The dog ate my homework
by David Carter on 01 March 2010
I don’t know if you ever used this excuse at school, but it seems many finance departments are fine-tuning their excuses to delay payments.
New research by Creditsafe highlights the accounting tricks routinely being used. For example, more than one in 10 companies has been forced to reissue at least 20% of client invoices in the last 12 months and a staggering 96% of UK companies have been forced to reissue a customer invoice in the last 12 months.
Despite the fact that these delaying tactics are causing problems for creditors, especially smaller businesses, these firms are asking for replacement invoices so as to restart the timescale for payment.

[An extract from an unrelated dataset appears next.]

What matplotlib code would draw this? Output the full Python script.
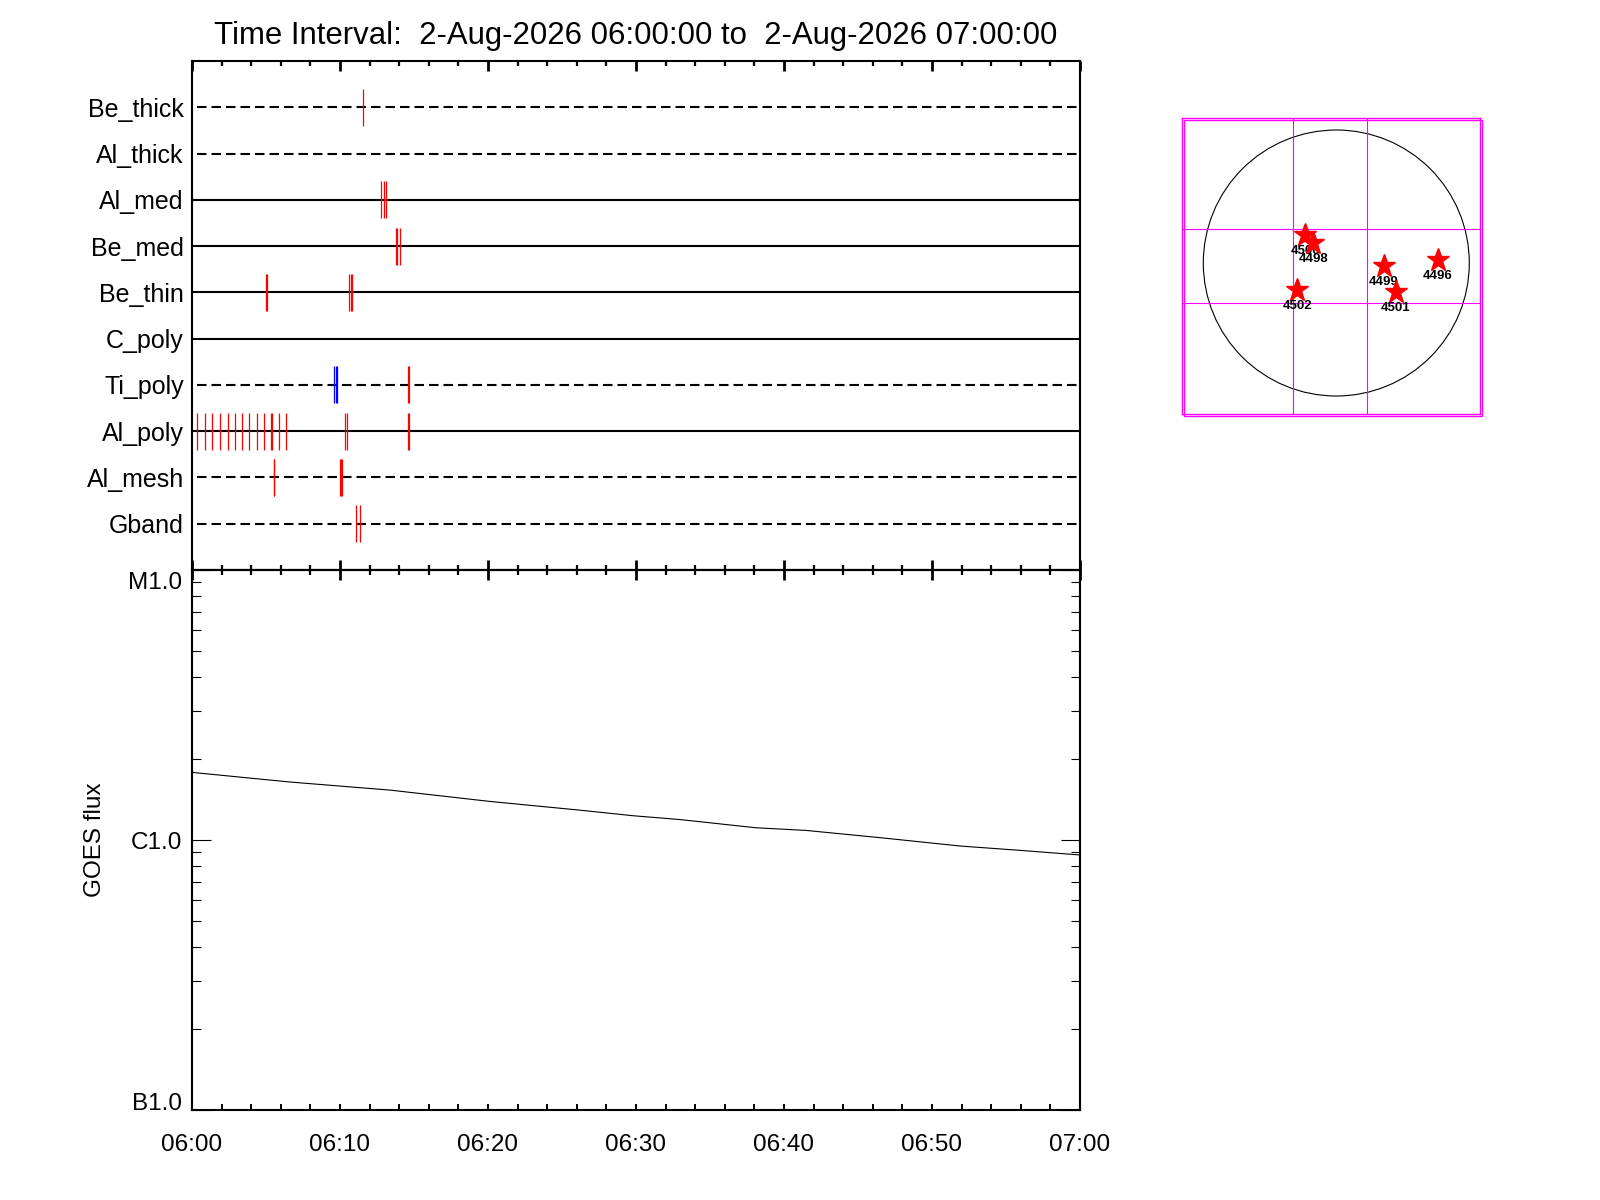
import matplotlib
matplotlib.use("Agg")
import matplotlib.pyplot as plt
import matplotlib.patches as patches
from matplotlib.transforms import offset_copy, blended_transform_factory
from matplotlib.ticker import LogLocator, NullFormatter, MultipleLocator, FixedLocator
import numpy as np

plt.rcParams['font.family'] = ['Liberation Sans', 'DejaVu Sans']

# ---- data ----
title = "Time Interval:  2-Aug-2026 06:00:00 to  2-Aug-2026 07:00:00"

rows = ['Be_thick', 'Al_thick', 'Al_med', 'Be_med', 'Be_thin',
        'C_poly', 'Ti_poly', 'Al_poly', 'Al_mesh', 'Gband']
row_dashed = [True, True, False, False, False, False, True, False, True, True]

# event times in minutes after 06:00, one list per row
events_red = [
    [11.58],
    [],
    [12.79, 12.95, 13.11],
    [13.80, 13.86, 14.05],
    [5.02, 5.08, 10.63, 10.76, 10.82],
    [],
    [14.61, 14.67],
    [0.36, 0.90, 1.37, 1.87, 2.41, 2.88, 3.40, 3.87, 4.37, 4.88,
     5.35, 5.41, 5.90, 6.37, 10.32, 10.45, 14.61, 14.67],
    [5.51, 5.57, 10.02, 10.09, 10.16],
    [11.10, 11.37],
]
events_blue = [[], [], [], [], [], [], [9.57, 9.70, 9.77], [], [], []]

time_ticks = [0, 10, 20, 30, 40, 50, 60]
time_labels = ['06:00', '06:10', '06:20', '06:30', '06:40', '06:50', '07:00']

goes_min = [0, 6.6, 13.4, 20.1, 26.2, 29.8, 33.0, 38.1, 41.5, 46.5, 51.9, 56.0, 60.0]
goes_flux = [1.78e-6, 1.64e-6, 1.53e-6, 1.39e-6, 1.29e-6, 1.23e-6, 1.19e-6,
             1.11e-6, 1.085e-6, 1.02e-6, 0.95e-6, 0.915e-6, 0.88e-6]

flux_ticks = [1e-7, 1e-6, 1e-5]
flux_labels = ['B1.0', 'C1.0', 'M1.0']

# active regions (arcsec from disk centre)
ar_num = ['4496', '4499', '4500', '4498', '4501', '4502']
ar_x = [722, 340, -221, -164, 425, -278]
ar_y = [21, -19, 199, 140, -204, -192]
fov_x = [-306, 221]
fov_y = [-283, 242]
r_sun = 947

fig = plt.figure(figsize=(16, 12), dpi=100)
W, H = 1600., 1200.

# ---- top panel: filter rows ----
ax1 = fig.add_axes([192/W, 1-570/H, 888/W, 509/H])
ax1.set_xlim(0, 60)
ax1.set_ylim(0, 11)
ypos = np.arange(len(rows), 0, -1)
for y, dashed in zip(ypos, row_dashed):
    if dashed:
        ax1.axhline(y, color='k', lw=1.5, ls=(4.56, (4.56, 2.4)))
    else:
        ax1.axhline(y, color='k', lw=1.5)
for y, ev in zip(ypos, events_red):
    if ev:
        ax1.vlines(ev, y-0.4, y+0.4, colors='#ff0000', lw=0.9, zorder=3)
for y, ev in zip(ypos, events_blue):
    if ev:
        ax1.vlines(ev, y-0.4, y+0.4, colors='#0000ff', lw=0.9, zorder=3)
ax1.set_yticks(ypos)
ax1.set_yticklabels(rows, fontsize=18)
ax1.tick_params(axis='y', length=0, pad=5.8)
ax1.xaxis.set_major_locator(MultipleLocator(10))
ax1.xaxis.set_minor_locator(MultipleLocator(2))
ax1.tick_params(axis='x', which='both', direction='in', top=True, bottom=True,
                labelbottom=False, width=1.6)
ax1.tick_params(axis='x', which='major', length=7.2, width=2)
ax1.tick_params(axis='x', which='minor', length=3.6)
for s in ax1.spines.values():
    s.set_linewidth(1.5)
ax1.set_title(title, fontsize=22.4, pad=12.5)

# ---- bottom panel: GOES flux ----
ax2 = fig.add_axes([192/W, 1-1110/H, 888/W, 540/H])
ax2.plot(goes_min, goes_flux, color='k', lw=0.8)
ax2.set_xlim(0, 60)
ax2.set_yscale('log')
ax2.set_ylim(1e-7, 1e-5)
ax2.set_xticks(time_ticks)
ax2.set_xticklabels(time_labels, fontsize=17.5)
ax2.xaxis.set_minor_locator(MultipleLocator(2))
ax2.tick_params(axis='x', which='both', direction='in', top=False, bottom=True,
                length=4, width=1.4, pad=17.5)
top = ax2.secondary_xaxis('top')
top.xaxis.set_major_locator(MultipleLocator(10))
top.xaxis.set_minor_locator(MultipleLocator(2))
top.tick_params(axis='x', which='both', direction='in', labeltop=False, width=1.6)
top.tick_params(axis='x', which='major', length=7.2, width=2)
top.tick_params(axis='x', which='minor', length=3.6)
top.spines['top'].set_linewidth(1.5)

ax2.yaxis.set_major_locator(FixedLocator(flux_ticks))
ax2.yaxis.set_minor_locator(LogLocator(base=10, subs=np.arange(2, 10)))
ax2.yaxis.set_minor_formatter(NullFormatter())
ax2.set_yticklabels([])
ax2.tick_params(axis='y', which='both', direction='in', left=True, right=True, width=0.8)
ax2.tick_params(axis='y', which='major', length=13.5)
ax2.tick_params(axis='y', which='minor', length=6.5)
for s in ax2.spines.values():
    s.set_linewidth(1.5)
# flux class labels, nudged inside the panel like the original
lab_trans = blended_transform_factory(ax2.transAxes, ax2.transData)
nudges = [6, -3, -13]
for v, lab, dy in zip(flux_ticks, flux_labels, nudges):
    ax2.text(-0.0113, v, lab, fontsize=17.5, ha='right', va='center',
             transform=offset_copy(lab_trans, fig=fig, y=dy, units='dots'))
ax2.set_ylabel('GOES flux', fontsize=17.5)
ax2.yaxis.set_label_coords(-0.0966, 0.5)

# ---- solar disk with active regions ----
ax3 = fig.add_axes([1182.3/W, 1-414/H, 297.7/W, 295.7/H])
ax3.set_xlim(-1096.5, 1023.2)
ax3.set_ylim(-1075.1, 1030.3)
ax3.set_xticks([])
ax3.set_yticks([])
for s in ax3.spines.values():
    s.set_color('#ff00ff')
    s.set_linewidth(1.0)
ax3.add_patch(patches.Rectangle((-1082.3, -1087.2), 2119.7, 2105.4, fill=False,
                                ec='#ff00ff', lw=1.0, clip_on=False))
ax3.add_patch(patches.Circle((0, 0), r_sun, fill=False, ec='k', lw=0.8))
for v in fov_x:
    ax3.axvline(v, color='#ff00ff', lw=0.8)
for v in fov_y:
    ax3.axhline(v, color='#ff00ff', lw=0.8)
for i, (num, x, y) in enumerate(zip(ar_num, ar_x, ar_y)):
    ax3.plot(x, y, marker='*', color='#ff0000', ms=17, mec='#ff0000', zorder=5+2*i)
    ax3.annotate(num, (x, y), xytext=(0, -16), textcoords='offset pixels',
                 ha='center', va='center', fontsize=9.5, fontweight='bold',
                 zorder=6+2*i)

fig.savefig('out.png', dpi=100)
plt.close(fig)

Now, they’re not actually saying the dog ate their homework, but 71% are saying they never received the invoice, and 8% are querying the value of the invoice. Other reasons are that the PO number is wrong, it was sent to the wrong person or the wrong address.

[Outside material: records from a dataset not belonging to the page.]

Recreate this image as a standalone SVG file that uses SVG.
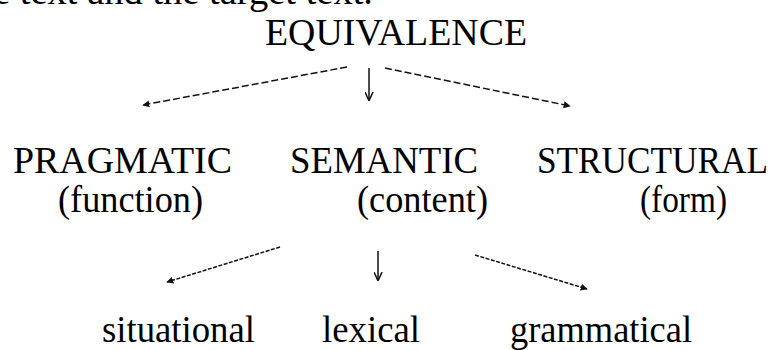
<svg xmlns="http://www.w3.org/2000/svg" width="782" height="350" viewBox="0 0 782 350">
<style>
  text { font-family: "Liberation Serif", "Times New Roman", serif; font-size: 38.5px; fill: #000; }
  .edge { stroke: #111; stroke-width: 1.5; fill: none; }
  .dash1 { stroke-dasharray: 7 3; }
  .dash2 { stroke-dasharray: 4 1.5; }
</style>
<defs>
  <marker id="ah" viewBox="0 0 10 10" refX="9" refY="5" markerWidth="7" markerHeight="7" markerUnits="userSpaceOnUse" orient="auto">
    <path d="M0,0 L10,5 L0,10 z" fill="#111"/>
  </marker>
  <marker id="ahv" viewBox="0 0 10 10" refX="9" refY="5" markerWidth="9" markerHeight="9" markerUnits="userSpaceOnUse" orient="auto">
    <path d="M0,0.5 L10,5 L0,9.5" fill="none" stroke="#111" stroke-width="1.6"/>
  </marker>
</defs>
<rect width="782" height="350" fill="#fff"/>
<text x="373" y="4" text-anchor="end">e text and the target text.</text>
<g id="equivalence"><text x="265" y="45" textLength="262" lengthAdjust="spacingAndGlyphs">EQUIVALENCE</text></g>
<g id="pragmatic">
  <text x="13" y="173" textLength="219" lengthAdjust="spacingAndGlyphs">PRAGMATIC</text>
  <text x="58" y="212" textLength="145" lengthAdjust="spacingAndGlyphs">(function)</text>
</g>
<g id="semantic">
  <text x="290" y="173" textLength="188" lengthAdjust="spacingAndGlyphs">SEMANTIC</text>
  <text x="357" y="212" textLength="131" lengthAdjust="spacingAndGlyphs">(content)</text>
</g>
<g id="structural">
  <text x="537" y="173" textLength="231" lengthAdjust="spacingAndGlyphs">STRUCTURAL</text>
  <text x="640" y="212" textLength="87" lengthAdjust="spacingAndGlyphs">(form)</text>
</g>
<g id="situational"><text x="102" y="342" textLength="153" lengthAdjust="spacingAndGlyphs">situational</text></g>
<g id="lexical"><text x="322" y="342" textLength="98" lengthAdjust="spacingAndGlyphs">lexical</text></g>
<g id="grammatical"><text x="510" y="342" textLength="182" lengthAdjust="spacingAndGlyphs">grammatical</text></g>
<g id="connectors">
  <line class="edge dash1" x1="347" y1="67" x2="143" y2="105" marker-end="url(#ah)"/>
  <line class="edge" x1="369" y1="68" x2="369" y2="100" marker-end="url(#ahv)"/>
  <line class="edge dash1" x1="385" y1="68" x2="570" y2="106" marker-end="url(#ah)"/>
  <line class="edge dash2" x1="280" y1="247" x2="167" y2="282" marker-end="url(#ah)"/>
  <line class="edge" x1="378" y1="251" x2="378" y2="280" marker-end="url(#ahv)"/>
  <line class="edge dash2" x1="475" y1="255" x2="587" y2="289" marker-end="url(#ah)"/>
</g>
</svg>
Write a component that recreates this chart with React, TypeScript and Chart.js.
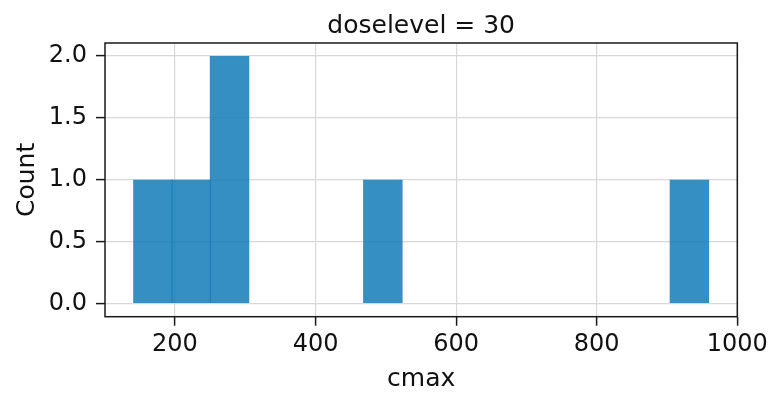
import React, { useEffect, useRef } from 'react';
import { Chart, registerables } from 'chart.js';

Chart.register(...registerables);

// Histogram bin edges (cmax) and counts per bin
const binEdges = [141.4, 195.9, 250.4, 304.9, 359.5, 414.0, 468.5, 523.0, 577.5, 632.0, 686.5, 741.0, 795.6, 850.1, 904.6, 959.1];
const counts = [1, 1, 2, 0, 0, 0, 1, 0, 0, 0, 0, 0, 0, 0, 1];
const xTicks = [200, 400, 600, 800, 1000];
const yTicks = [0, 0.5, 1.0, 1.5, 2.0];
const titleText = 'doselevel = 30';
const xLabel = 'cmax';
const yLabel = 'Count';

const FONT = '"DejaVu Sans", sans-serif';
const TEXT = '#111111';

const facetTitle = {
  id: 'facetTitle',
  afterDraw(chart: any) {
    const { ctx, chartArea } = chart;
    ctx.save();
    ctx.font = `25px ${FONT}`;
    ctx.fillStyle = TEXT;
    ctx.textAlign = 'center';
    ctx.textBaseline = 'alphabetic';
    ctx.fillText(titleText, (chartArea.left + chartArea.right) / 2, chartArea.top - 10);
    ctx.restore();
  },
};

const frame = {
  id: 'frame',
  afterDraw(chart: any) {
    const { ctx, chartArea } = chart;
    ctx.save();
    ctx.strokeStyle = '#1a1a1a';
    ctx.lineWidth = 1.5;
    ctx.strokeRect(chartArea.left, chartArea.top, chartArea.right - chartArea.left, chartArea.bottom - chartArea.top);
    ctx.restore();
  },
};

export default function App() {
  const ref = useRef<HTMLCanvasElement | null>(null);

  useEffect(() => {
    if (!ref.current) return;
    const data = counts.map((c, i) => ({ x: (binEdges[i] + binEdges[i + 1]) / 2, y: c }));
    const chart = new Chart(ref.current, {
      type: 'bar',
      data: {
        datasets: [
          {
            data,
            backgroundColor: 'rgba(20,125,185,0.86)',
            borderWidth: 0,
            barPercentage: 1.03,
            categoryPercentage: 1,
          } as any,
        ],
      },
      options: {
        responsive: false,
        animation: false,
        layout: { padding: { top: 43, right: 36.7, left: 0, bottom: 0 } },
        plugins: {
          legend: { display: false },
          tooltip: { enabled: false },
          title: { display: false },
        },
        scales: {
          x: {
            type: 'linear',
            min: 100.5,
            max: 1000,
            offset: false,
            afterFit: (s: any) => { s.height = 84.3; },
            afterBuildTicks: (s: any) => { s.ticks = xTicks.map((v) => ({ value: v })); },
            grid: {
              offset: false,
              color: '#d8d8d8',
              lineWidth: 1.2,
              drawTicks: true,
              tickLength: 9,
              tickColor: '#1a1a1a',
              tickWidth: 1.5,
            },
            border: { display: false },
            ticks: {
              color: TEXT,
              font: { family: FONT, size: 24 },
              padding: 5,
              maxRotation: 0,
              autoSkip: false,
              callback: (v: any) => String(v),
            },
            title: {
              display: true,
              text: xLabel,
              color: TEXT,
              font: { family: FONT, size: 25 },
              padding: { top: 0, bottom: 6.6 },
            },
          },
          y: {
            type: 'linear',
            min: -0.105,
            max: 2.105,
            afterFit: (s: any) => { s.width = 105; },
            afterBuildTicks: (s: any) => { s.ticks = yTicks.map((v) => ({ value: v })); },
            grid: {
              color: '#d8d8d8',
              lineWidth: 1.2,
              drawTicks: true,
              tickLength: 9,
              tickColor: '#1a1a1a',
              tickWidth: 1.5,
            },
            border: { display: false },
            ticks: {
              color: TEXT,
              font: { family: FONT, size: 24 },
              padding: 9,
              autoSkip: false,
              callback: (v: any) => Number(v).toFixed(1),
            },
            title: {
              display: true,
              text: yLabel,
              color: TEXT,
              font: { family: FONT, size: 25 },
              padding: { top: 12.4, bottom: 0 },
            },
          },
        },
      } as any,
      plugins: [facetTitle, frame],
    });
    return () => chart.destroy();
  }, []);

  return (
    <div style={{ position: 'fixed', left: 0, top: 0, width: 774, height: 401, background: '#fff' }}>
      <canvas ref={ref} width={774} height={401} />
    </div>
  );
}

Then they uncovered a whole box of tricks about delaying cheque payments – failing to sign it, getting the amount or date incorrect.
But Creditsafe also uncovered some excuses that even better than the dog/homework one:
- “I’m too important to read my post, so why would I know you billed me”- “I’m going through a divorce, please issue the invoice to my soon to be ex-wife!”
- “My husband has my cheque book and he has now been put in prison”- “Our accounts lady is off at the moment as her cat died”.
- ”The finance director had a heart attack due to stress and can’t sign cheques in hospital.”- “The customer couldn’t get into the office to get the cheque book because the locks had been superglued by travellers. The cheque was for £18,000.”
- “The goods were signed for in a different colour pen to the one our warehouse manager normally uses, so we have to check it was definitely him who signed for the merchandise before we pay you.”- “My wife has gone off to look after the grandchildren for a week and taken the business cheque book with her.”
Entertaining as these excuses may be, it can be bad news for creditors. Please thoroughly check out companies before you supply them and get solid terms and conditions in pace before you start trading. If they’re a poor credit risk or habitual late payers, think carefully before you get involved.